Transcribe every line exactly and omit anything that is a picture.
----- DATA IN THIS EXERCISE -----
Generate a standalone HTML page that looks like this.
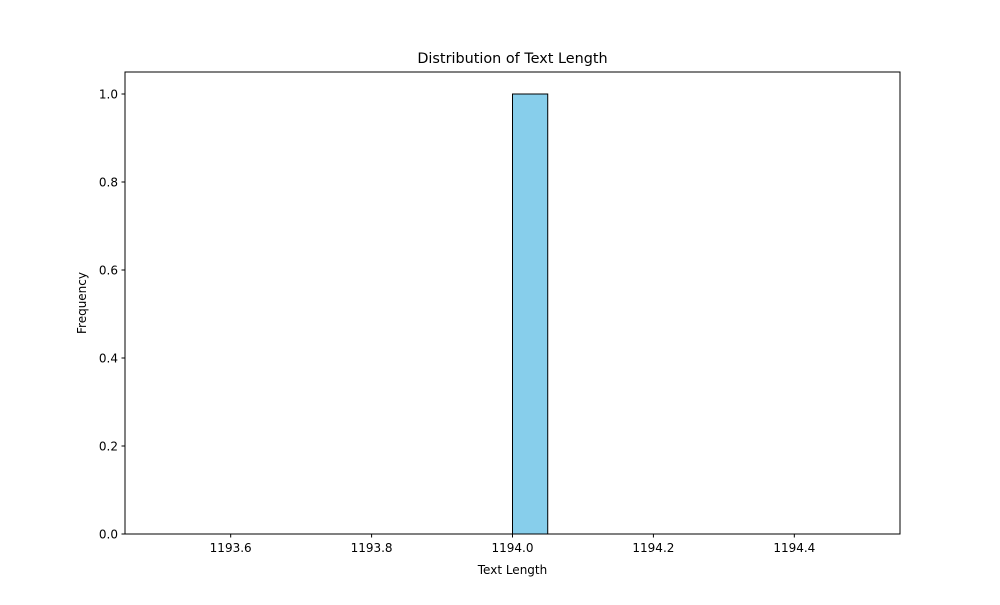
<!DOCTYPE html>
<html><head><meta charset="utf-8"><style>
body{margin:0;background:#fff;}
svg text{font-family:"DejaVu Sans","Liberation Sans",sans-serif;}
</style></head><body>
<svg width="1000" height="600" xmlns="http://www.w3.org/2000/svg">
<rect width="1000" height="600" fill="#fff"/>
<text x="512.5" y="63" text-anchor="middle" font-size="14.4">Distribution of Text Length</text>
<g id="bars"></g>
<g id="xticks"></g>
<g id="yticks"></g>
<rect x="125" y="72" width="775" height="462" fill="none" stroke="#000" stroke-width="1"/>
<text x="512.5" y="574" text-anchor="middle" font-size="12">Text Length</text>
<text transform="translate(86,303) rotate(-90)" text-anchor="middle" font-size="12">Frequency</text>
</svg>
<script>
const binStart = 1193.5;
const binWidth = 0.05;
const counts = [0,0,0,0,0,0,0,0,0,0,1,0,0,0,0,0,0,0,0,0];
const xTicks = [1193.6,1193.8,1194.0,1194.2,1194.4];
const xTickLabels = ["1193.6","1193.8","1194.0","1194.2","1194.4"];
const yTicks = [0,0.2,0.4,0.6,0.8,1.0];
const yTickLabels = ["0.0","0.2","0.4","0.6","0.8","1.0"];
const NS="http://www.w3.org/2000/svg";
const L=125,R=900,T=72,B=534;
const xmin=1193.45,xmax=1194.55,ymin=0,ymax=1.05;
const xs=v=>L+(v-xmin)/(xmax-xmin)*(R-L);
const ys=v=>B-(v-ymin)/(ymax-ymin)*(B-T);
const bars=document.getElementById('bars');
counts.forEach((c,i)=>{
  const r=document.createElementNS(NS,'rect');
  const x0=xs(binStart+i*binWidth),x1=xs(binStart+(i+1)*binWidth);
  r.setAttribute('x',x0);r.setAttribute('width',x1-x0);
  r.setAttribute('y',ys(c));r.setAttribute('height',ys(0)-ys(c));
  r.setAttribute('fill','#87ceeb');r.setAttribute('stroke','#000');r.setAttribute('stroke-width','1');
  
  
  bars.appendChild(r);
});
const xg=document.getElementById('xticks');
xTicks.forEach((v,i)=>{
  const l=document.createElementNS(NS,'line');
  l.setAttribute('x1',xs(v));l.setAttribute('x2',xs(v));l.setAttribute('y1',B);l.setAttribute('y2',B+3.5);l.setAttribute('stroke','#000');
  
  
  xg.appendChild(l);
  const t=document.createElementNS(NS,'text');
  t.setAttribute('x',xs(v));t.setAttribute('y',B+18);t.setAttribute('text-anchor','middle');t.setAttribute('font-size','12');
  t.textContent=xTickLabels[i];
  
  
  xg.appendChild(t);
});
const yg=document.getElementById('yticks');
yTicks.forEach((v,i)=>{
  const l=document.createElementNS(NS,'line');
  l.setAttribute('x1',L-3.5);l.setAttribute('x2',L);l.setAttribute('y1',ys(v));l.setAttribute('y2',ys(v));l.setAttribute('stroke','#000');
  
  
  yg.appendChild(l);
  const t=document.createElementNS(NS,'text');
  t.setAttribute('x',L-7);t.setAttribute('y',ys(v)+4.5);t.setAttribute('text-anchor','end');t.setAttribute('font-size','12');
  t.textContent=yTickLabels[i];
  
  
  yg.appendChild(t);
});
</script>
</body></html>
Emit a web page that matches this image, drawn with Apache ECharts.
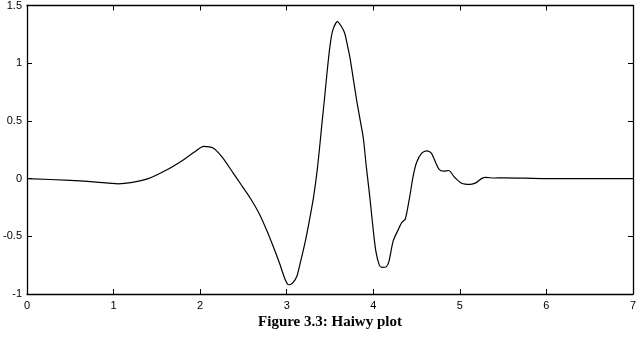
<!DOCTYPE html>
<html>
<head>
<meta charset="utf-8">
<script src="https://cdn.jsdelivr.net/npm/echarts@6/dist/echarts.min.js"></script>
<style>html,body{margin:0;padding:0;background:#fff;}#c{width:640px;height:340px;}</style>
</head>
<body>
<div id="c"></div>
<script>
const titleText = "Figure 3.3: Haiwy plot";
const xTicks = [0, 1, 2, 3, 4, 5, 6, 7];
const yTicks = [-1, -0.5, 0, 0.5, 1, 1.5];
const xs = [0, 0.5, 0.8, 1.05, 1.2, 1.4, 1.6, 1.8, 1.95, 2.04, 2.15, 2.25, 2.38, 2.48, 2.58, 2.68, 2.77, 2.85, 2.92, 2.98, 3.02, 3.06, 3.115, 3.16, 3.21, 3.26, 3.31, 3.35, 3.38, 3.41, 3.44, 3.47, 3.5, 3.53, 3.585, 3.63, 3.67, 3.7, 3.73, 3.77, 3.81, 3.85, 3.885, 3.92, 3.96, 4.0, 4.03, 4.07, 4.1, 4.15, 4.18, 4.23, 4.29, 4.33, 4.37, 4.42, 4.46, 4.5, 4.56, 4.62, 4.67, 4.72, 4.76, 4.81, 4.87, 4.94, 5.02, 5.12, 5.19, 5.25, 5.3, 5.4, 5.5, 6.0, 7.0];
const ys = [0, -0.015, -0.03, -0.045, -0.035, 0.0, 0.07, 0.16, 0.24, 0.28, 0.265, 0.19, 0.05, -0.06, -0.17, -0.30, -0.45, -0.60, -0.74, -0.87, -0.92, -0.91, -0.85, -0.72, -0.56, -0.37, -0.16, 0.06, 0.27, 0.50, 0.72, 0.95, 1.15, 1.28, 1.36, 1.32, 1.26, 1.16, 1.05, 0.86, 0.67, 0.50, 0.35, 0.10, -0.16, -0.45, -0.63, -0.75, -0.77, -0.765, -0.72, -0.54, -0.44, -0.38, -0.35, -0.16, 0.02, 0.14, 0.22, 0.24, 0.22, 0.14, 0.08, 0.065, 0.07, 0.01, -0.04, -0.05, -0.035, 0.0, 0.01, 0.005, 0.007, 0.0, 0.0];

const data = xs.map((x, i) => [x, ys[i]]);
const xMin = xTicks[0], xMax = xTicks[xTicks.length - 1];
const yMin = yTicks[0], yMax = yTicks[yTicks.length - 1];
const lbl = {color: '#000', fontFamily: 'Liberation Sans', fontSize: 11};
const line = {show: true, onZero: false, lineStyle: {color: '#000', width: 1.3}};
const tick = {show: true, inside: true, length: 5, lineStyle: {color: '#000', width: 1}};

const chart = echarts.init(document.getElementById('c'), null, {renderer: 'canvas'});
chart.setOption({
  animation: false,
  backgroundColor: '#fff',
  title: {
    text: titleText, left: 325, top: 310, textAlign: 'center',
    textStyle: {fontFamily: 'Liberation Serif', fontWeight: 'bold', fontSize: 15, color: '#000'}
  },
  grid: {left: 27, right: 7, top: 3, bottom: 46, containLabel: false},
  xAxis: [
    {type: 'value', position: 'bottom', min: xMin, max: xMax, interval: 1,
     axisLine: line, axisTick: tick, splitLine: {show: false},
     axisLabel: Object.assign({margin: 6}, lbl)},
    {type: 'value', position: 'top', min: xMin, max: xMax, interval: 1,
     axisLine: line, axisTick: tick, splitLine: {show: false}, axisLabel: {show: false}}
  ],
  yAxis: [
    {type: 'value', position: 'left', min: yMin, max: yMax, interval: 0.5,
     axisLine: line, axisTick: tick, splitLine: {show: false},
     axisLabel: Object.assign({margin: 5}, lbl)},
    {type: 'value', position: 'right', min: yMin, max: yMax, interval: 0.5,
     axisLine: line, axisTick: tick, splitLine: {show: false}, axisLabel: {show: false}}
  ],
  series: [{
    type: 'line', data: data, xAxisIndex: 0, yAxisIndex: 0,
    showSymbol: false, smooth: 0.25,
    lineStyle: {color: '#000', width: 1.2}
  }]
});
</script>
</body>
</html>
-----
__CORRECT RESPONSE__.
Generate a standalone HTML page that looks like this.
<!DOCTYPE html>
<html><head><meta charset="utf-8"><style>
body{margin:0;background:#fff;}
svg text{font-family:"DejaVu Sans","Liberation Sans",sans-serif;}
</style></head><body>
<svg width="1000" height="600" xmlns="http://www.w3.org/2000/svg">
<rect width="1000" height="600" fill="#fff"/>
<text x="512.5" y="63" text-anchor="middle" font-size="14.4">Distribution of Text Length</text>
<g id="bars"></g>
<g id="xticks"></g>
<g id="yticks"></g>
<rect x="125" y="72" width="775" height="462" fill="none" stroke="#000" stroke-width="1"/>
<text x="512.5" y="574" text-anchor="middle" font-size="12">Text Length</text>
<text transform="translate(86,303) rotate(-90)" text-anchor="middle" font-size="12">Frequency</text>
</svg>
<script>
const binStart = 1193.5;
const binWidth = 0.05;
const counts = [0,0,0,0,0,0,0,0,0,0,1,0,0,0,0,0,0,0,0,0];
const xTicks = [1193.6,1193.8,1194.0,1194.2,1194.4];
const xTickLabels = ["1193.6","1193.8","1194.0","1194.2","1194.4"];
const yTicks = [0,0.2,0.4,0.6,0.8,1.0];
const yTickLabels = ["0.0","0.2","0.4","0.6","0.8","1.0"];
const NS="http://www.w3.org/2000/svg";
const L=125,R=900,T=72,B=534;
const xmin=1193.45,xmax=1194.55,ymin=0,ymax=1.05;
const xs=v=>L+(v-xmin)/(xmax-xmin)*(R-L);
const ys=v=>B-(v-ymin)/(ymax-ymin)*(B-T);
const bars=document.getElementById('bars');
counts.forEach((c,i)=>{
  const r=document.createElementNS(NS,'rect');
  const x0=xs(binStart+i*binWidth),x1=xs(binStart+(i+1)*binWidth);
  r.setAttribute('x',x0);r.setAttribute('width',x1-x0);
  r.setAttribute('y',ys(c));r.setAttribute('height',ys(0)-ys(c));
  r.setAttribute('fill','#87ceeb');r.setAttribute('stroke','#000');r.setAttribute('stroke-width','1');
  
  
  bars.appendChild(r);
});
const xg=document.getElementById('xticks');
xTicks.forEach((v,i)=>{
  const l=document.createElementNS(NS,'line');
  l.setAttribute('x1',xs(v));l.setAttribute('x2',xs(v));l.setAttribute('y1',B);l.setAttribute('y2',B+3.5);l.setAttribute('stroke','#000');
  
  
  xg.appendChild(l);
  const t=document.createElementNS(NS,'text');
  t.setAttribute('x',xs(v));t.setAttribute('y',B+18);t.setAttribute('text-anchor','middle');t.setAttribute('font-size','12');
  t.textContent=xTickLabels[i];
  
  
  xg.appendChild(t);
});
const yg=document.getElementById('yticks');
yTicks.forEach((v,i)=>{
  const l=document.createElementNS(NS,'line');
  l.setAttribute('x1',L-3.5);l.setAttribute('x2',L);l.setAttribute('y1',ys(v));l.setAttribute('y2',ys(v));l.setAttribute('stroke','#000');
  
  
  yg.appendChild(l);
  const t=document.createElementNS(NS,'text');
  t.setAttribute('x',L-7);t.setAttribute('y',ys(v)+4.5);t.setAttribute('text-anchor','end');t.setAttribute('font-size','12');
  t.textContent=yTickLabels[i];
  
  
  yg.appendChild(t);
});
</script>
</body></html>
Emit a web page that matches this image, drawn with Apache ECharts.
<!DOCTYPE html>
<html>
<head>
<meta charset="utf-8">
<script src="https://cdn.jsdelivr.net/npm/echarts@6/dist/echarts.min.js"></script>
<style>html,body{margin:0;padding:0;background:#fff;}#c{width:640px;height:340px;}</style>
</head>
<body>
<div id="c"></div>
<script>
const titleText = "Figure 3.3: Haiwy plot";
const xTicks = [0, 1, 2, 3, 4, 5, 6, 7];
const yTicks = [-1, -0.5, 0, 0.5, 1, 1.5];
const xs = [0, 0.5, 0.8, 1.05, 1.2, 1.4, 1.6, 1.8, 1.95, 2.04, 2.15, 2.25, 2.38, 2.48, 2.58, 2.68, 2.77, 2.85, 2.92, 2.98, 3.02, 3.06, 3.115, 3.16, 3.21, 3.26, 3.31, 3.35, 3.38, 3.41, 3.44, 3.47, 3.5, 3.53, 3.585, 3.63, 3.67, 3.7, 3.73, 3.77, 3.81, 3.85, 3.885, 3.92, 3.96, 4.0, 4.03, 4.07, 4.1, 4.15, 4.18, 4.23, 4.29, 4.33, 4.37, 4.42, 4.46, 4.5, 4.56, 4.62, 4.67, 4.72, 4.76, 4.81, 4.87, 4.94, 5.02, 5.12, 5.19, 5.25, 5.3, 5.4, 5.5, 6.0, 7.0];
const ys = [0, -0.015, -0.03, -0.045, -0.035, 0.0, 0.07, 0.16, 0.24, 0.28, 0.265, 0.19, 0.05, -0.06, -0.17, -0.30, -0.45, -0.60, -0.74, -0.87, -0.92, -0.91, -0.85, -0.72, -0.56, -0.37, -0.16, 0.06, 0.27, 0.50, 0.72, 0.95, 1.15, 1.28, 1.36, 1.32, 1.26, 1.16, 1.05, 0.86, 0.67, 0.50, 0.35, 0.10, -0.16, -0.45, -0.63, -0.75, -0.77, -0.765, -0.72, -0.54, -0.44, -0.38, -0.35, -0.16, 0.02, 0.14, 0.22, 0.24, 0.22, 0.14, 0.08, 0.065, 0.07, 0.01, -0.04, -0.05, -0.035, 0.0, 0.01, 0.005, 0.007, 0.0, 0.0];

const data = xs.map((x, i) => [x, ys[i]]);
const xMin = xTicks[0], xMax = xTicks[xTicks.length - 1];
const yMin = yTicks[0], yMax = yTicks[yTicks.length - 1];
const lbl = {color: '#000', fontFamily: 'Liberation Sans', fontSize: 11};
const line = {show: true, onZero: false, lineStyle: {color: '#000', width: 1.3}};
const tick = {show: true, inside: true, length: 5, lineStyle: {color: '#000', width: 1}};

const chart = echarts.init(document.getElementById('c'), null, {renderer: 'canvas'});
chart.setOption({
  animation: false,
  backgroundColor: '#fff',
  title: {
    text: titleText, left: 325, top: 310, textAlign: 'center',
    textStyle: {fontFamily: 'Liberation Serif', fontWeight: 'bold', fontSize: 15, color: '#000'}
  },
  grid: {left: 27, right: 7, top: 3, bottom: 46, containLabel: false},
  xAxis: [
    {type: 'value', position: 'bottom', min: xMin, max: xMax, interval: 1,
     axisLine: line, axisTick: tick, splitLine: {show: false},
     axisLabel: Object.assign({margin: 6}, lbl)},
    {type: 'value', position: 'top', min: xMin, max: xMax, interval: 1,
     axisLine: line, axisTick: tick, splitLine: {show: false}, axisLabel: {show: false}}
  ],
  yAxis: [
    {type: 'value', position: 'left', min: yMin, max: yMax, interval: 0.5,
     axisLine: line, axisTick: tick, splitLine: {show: false},
     axisLabel: Object.assign({margin: 5}, lbl)},
    {type: 'value', position: 'right', min: yMin, max: yMax, interval: 0.5,
     axisLine: line, axisTick: tick, splitLine: {show: false}, axisLabel: {show: false}}
  ],
  series: [{
    type: 'line', data: data, xAxisIndex: 0, yAxisIndex: 0,
    showSymbol: false, smooth: 0.25,
    lineStyle: {color: '#000', width: 1.2}
  }]
});
</script>
</body>
</html>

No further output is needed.